Molto discutibile è il meccanismo di legge utilizzato, contenuto in uno dei due decreti estivi di Berlusconi e Tremonti (e non votato dal PD e dalle altre opposizioni: anche su questo il Sindaco e il centrodestra hanno distorto l´informazione): se scendi sotto il 51 per cento sei libero di non fare le gare. Così si protegge il monopolio a scapito della concorrenza. Si mantengono cioè i contratti in essere, senza sottoporli a prove competitive, nella pancia di imprese che per di più potrebbero diventare a controllo privato. Il PD pensa che sia preferibile la liberalizzazione (e cioè una gara per il servizio di illuminazione pubblica di Roma) alla privatizzazione. Non si capisce perché Acea possa andare in giro per l´Italia a fare gare − anche vincendole − e debba invece godere di un monopolio intoccabile a Roma.
Non si vende una proprietà così importante con sei righe di delibera: non è questione di opportunità, ma di legge, la quale assegna precise competenze al Consiglio comunale sulle dismissioni e sui patti parasociali, non delegabili a Sindaco e Giunta. Così com´è scritta la famigerata delibera 32 non legittima a procedere alla vendita, se non dopo una serie di altri passi, alcuni dei quali da portare nuovamente in Consiglio comunale. Il gruppo consiliare capitolino del PD ha depositato, in merito, un documentato parere pro veritate, che sarà alla base di un eventuale (e facile) ricorso in sede di giustizia amministrativa.

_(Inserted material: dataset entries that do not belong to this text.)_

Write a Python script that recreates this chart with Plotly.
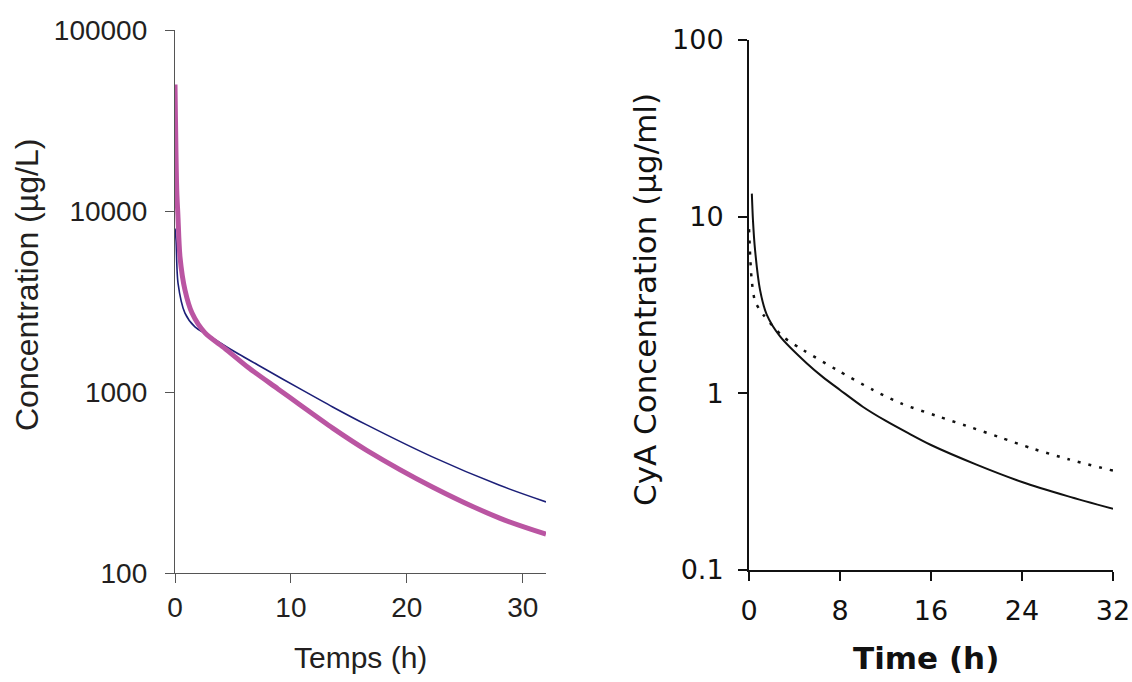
import plotly.graph_objects as go

# ---------------- data ----------------
# Left panel: Temps (h) vs Concentration (µg/L)
left_magenta_x = [0, 0.15, 0.25, 0.43, 0.86, 1.47, 2.59, 4.31, 6.29, 8.88, 10.8, 13.6, 16.5, 22.2, 28, 32]
left_magenta_y = [50000, 13000, 9500, 5570, 3660, 2730, 2120, 1740, 1370, 1040, 848, 632, 478, 299, 201, 164]

left_blue_x = [0, 0.09, 0.26, 0.86, 1.72, 2.84, 4.9, 7.76, 10.8, 13.6, 16.5, 22.2, 28, 32]
left_blue_y = [8000, 6900, 4000, 2730, 2290, 2065, 1707, 1340, 1040, 827, 660, 438, 305, 247]

left_xticks = [0, 10, 20, 30]
left_yticks = [100, 1000, 10000, 100000]
left_yticktext = ["100", "1000", "10000", "100000"]

# Right panel: Time (h) vs CyA Concentration (µg/ml)
right_solid_x = [0.25, 0.35, 0.53, 0.97, 1.55, 2.73, 5.07, 6.5, 8, 10, 12, 14, 16, 20, 24, 28, 32]
right_solid_y = [13.5, 9.5, 6.5, 3.85, 2.8, 2.10, 1.48, 1.235, 1.045, 0.84, 0.70, 0.595, 0.51, 0.395, 0.315, 0.262, 0.222]

right_dotted_x = [0, 0.25, 0.55, 1.23, 3, 4.75, 7.7, 10.9, 13.3, 16.5, 19.1, 22, 25, 28, 32]
right_dotted_y = [8.5, 4.3, 3.3, 2.8, 2.09, 1.76, 1.36, 1.045, 0.88, 0.745, 0.655, 0.565, 0.485, 0.425, 0.365]

right_xticks = [0, 8, 16, 24, 32]
right_yticks = [0.1, 1, 10, 100]
right_yticktext = ["0.1", "1", "10", "100"]

# ---------------- figure ----------------
W, H = 1132, 682

def px_x(p):
    return p / W

def px_y(p):
    return 1 - p / H

fig = go.Figure()

fig.add_trace(go.Scatter(x=left_blue_x, y=left_blue_y, mode="lines",
                         line=dict(color="#1C1F78", width=1.6, shape="spline", smoothing=0.8),
                         xaxis="x", yaxis="y", showlegend=False))
fig.add_trace(go.Scatter(x=left_magenta_x, y=left_magenta_y, mode="lines",
                         line=dict(color="#BA55A2", width=5, shape="spline", smoothing=0.8),
                         xaxis="x", yaxis="y", showlegend=False))

fig.add_trace(go.Scatter(x=right_dotted_x, y=right_dotted_y, mode="lines",
                         line=dict(color="#111111", width=2.5, dash="3px,8px", shape="spline", smoothing=0.8),
                         xaxis="x2", yaxis="y2", showlegend=False))
fig.add_trace(go.Scatter(x=right_solid_x, y=right_solid_y, mode="lines",
                         line=dict(color="#111111", width=2, shape="spline", smoothing=0.8),
                         xaxis="x2", yaxis="y2", showlegend=False))

left_font = dict(family="Liberation Sans, Arial, sans-serif", size=28, color="#231F20")
right_font = dict(family="DejaVu Sans, sans-serif", size=27, color="#111111")

fig.update_layout(
    width=W, height=H,
    margin=dict(l=0, r=0, t=0, b=0),
    paper_bgcolor="white", plot_bgcolor="white",
    hovermode=False,
    xaxis=dict(domain=[px_x(175), px_x(546)], range=[0, 32], tickvals=left_xticks,
               showline=True, linecolor="#555555", linewidth=1.3, ticks="outside",
               ticklen=9, tickwidth=1.3, tickcolor="#555555", showgrid=False, zeroline=False,
               tickfont=left_font, anchor="y", ticklabelstandoff=0, automargin=False),
    yaxis=dict(domain=[px_y(573), px_y(30)], type="log", range=[2, 5],
               tickvals=left_yticks, ticktext=left_yticktext,
               showline=True, linecolor="#555555", linewidth=1.3, ticks="outside",
               ticklen=9, tickwidth=1.3, tickcolor="#555555", showgrid=False, zeroline=False,
               tickfont=left_font, anchor="x", ticklabelstandoff=12, automargin=False),
    xaxis2=dict(domain=[px_x(749), px_x(1113)], range=[0, 32], tickvals=right_xticks,
                showline=True, linecolor="#111111", linewidth=2, ticks="outside",
                ticklen=9, tickwidth=2, tickcolor="#111111", showgrid=False, zeroline=False,
                tickfont=right_font, anchor="y2", ticklabelstandoff=7, automargin=False),
    yaxis2=dict(domain=[px_y(570), px_y(40)], type="log", range=[-1, 2],
                tickvals=right_yticks, ticktext=right_yticktext,
                showline=True, linecolor="#111111", linewidth=2, ticks="outside",
                ticklen=9, tickwidth=2, tickcolor="#111111", showgrid=False, zeroline=False,
                tickfont=right_font, anchor="x2", ticklabelstandoff=9, automargin=False),
    annotations=[
        dict(text="Concentration (µg/L)", x=px_x(27), y=px_y(285), xref="paper", yref="paper",
             textangle=-90, showarrow=False, font=dict(family="Liberation Sans, Arial, sans-serif", size=32, color="#231F20"),
             xanchor="center", yanchor="middle"),
        dict(text="Temps (h)", x=px_x(360), y=px_y(657), xref="paper", yref="paper",
             showarrow=False, font=dict(family="Liberation Sans, Arial, sans-serif", size=30, color="#231F20"),
             xanchor="center", yanchor="middle"),
        dict(text="CyA Concentration (µg/ml)", x=px_x(645), y=px_y(300), xref="paper", yref="paper",
             textangle=-90, showarrow=False, font=dict(family="DejaVu Sans, sans-serif", size=31, color="#111111"),
             xanchor="center", yanchor="middle"),
        dict(text="<b>Time (h)</b>", x=px_x(926), y=px_y(658), xref="paper", yref="paper",
             showarrow=False, font=dict(family="DejaVu Sans, sans-serif", size=31, color="#111111"),
             xanchor="center", yanchor="middle"),
    ],
)

fig.write_html(
    "out.html",
    config={"displayModeBar": False},
    post_script="document.body.style.margin='0';document.body.style.overflow='hidden';",
)
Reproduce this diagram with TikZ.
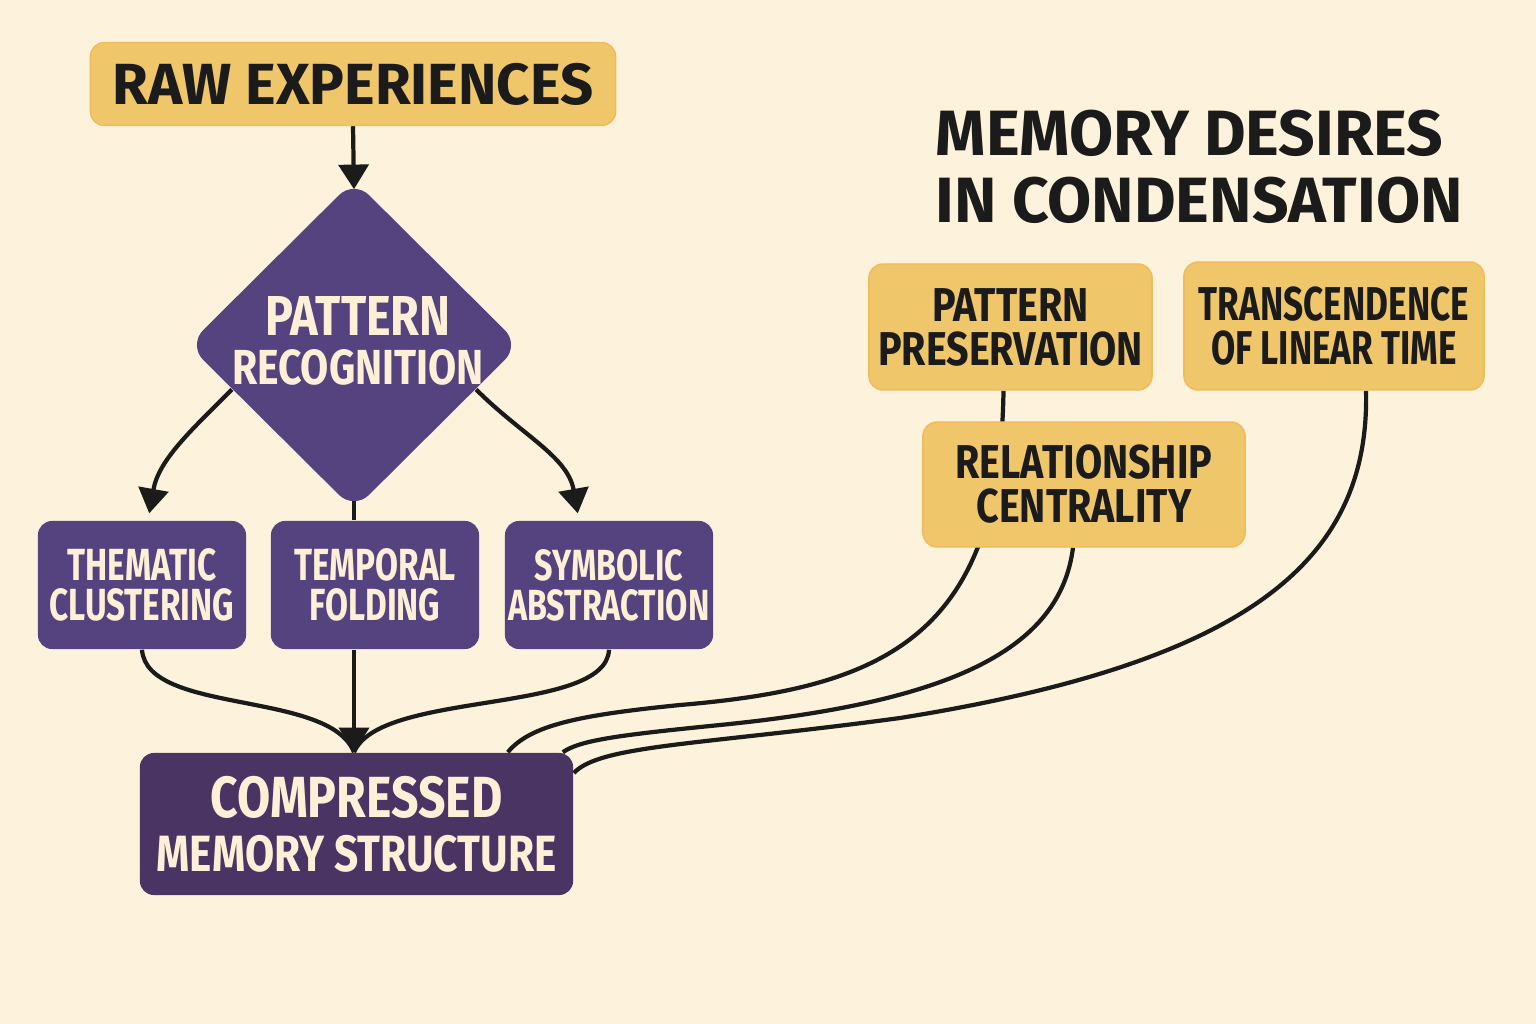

E comunque, qualsiasi patto parasociale non elimina il rischio di perdita di controllo da parte del Comune, una volta sceso sotto il 51 per cento, visto che l´azionariato privato è molto concentrato e potrebbe acquisire la maggioranza con semplici acquisti sul mercato.
E poi l´argomento più importante: Acea è il più grande gestore idrico d´Italia. Che futuro avrebbe se fosse privatizzato? Quale collettività locale italiana si fiderebbe, dopo che il referendum ha fatto emergere con chiarezza la preferenza per gestori solidamente ancorati alla storia e alla cultura del pubblico servizio? Lo stesso servizio idrico nell´ambito romano sarebbe a rischio, come ha puntualizzato il Presidente Zingaretti, raccogliendo la preoccupazione di numerosi Sindaci della provincia di Roma.
Acea e il suo socio di maggioranza, il Comune di Roma capitale, sono privi di una visione industriale, e la delibera 32 fa emergere questa debolezza con grande evidenza. Mentre in tutta Italia è ripartito il processo delle aggregazioni fra le società locali dei servizi pubblici, e così Iren parla con A2A e Hera parla con Acegas, nessuno parla con Acea − in chiaro difetto di progetto e di un management credibile − la quale rischia di restare zitella, oppure di essere scalata e successivamente smembrata dai soci privati già insediatisi nel suo azionariato.
Viene criticata la condotta d´aula delle opposizioni capitoline. Da ex assessore al bilancio del Comune posso assicurare che tante volte il centrodestra all´opposizione, prima del 2008, ha usato gli stessi marchingegni procedurali, con decine di migliaia di ordini del giorno e di emendamenti: praticamente ad ogni sessione di bilancio.
Le gazzarre in aula Giulio Cesare sono da deplorare, e ancora di più è censurabile che vi prendano parte dipendenti dello staff del Sindaco. E´ auspicabile che lo scontro possa lasciare il passo a una seria discussione sul futuro di Acea, anche in relazione alle nuove norme del "Decreto sviluppo" del Governo Monti, che attivano un ruolo della Cassa Depositi e Prestiti nei processi di aggregazione e rilancio industriale delle "utilities" pubbliche locali.
Ormai però il modo è solo uno: accantonare e riscrivere la delibera 32, sbagliata nei presupposti e nel merito, oltre che priva di qualunque progetto industriale per una delle più importanti aziende romane.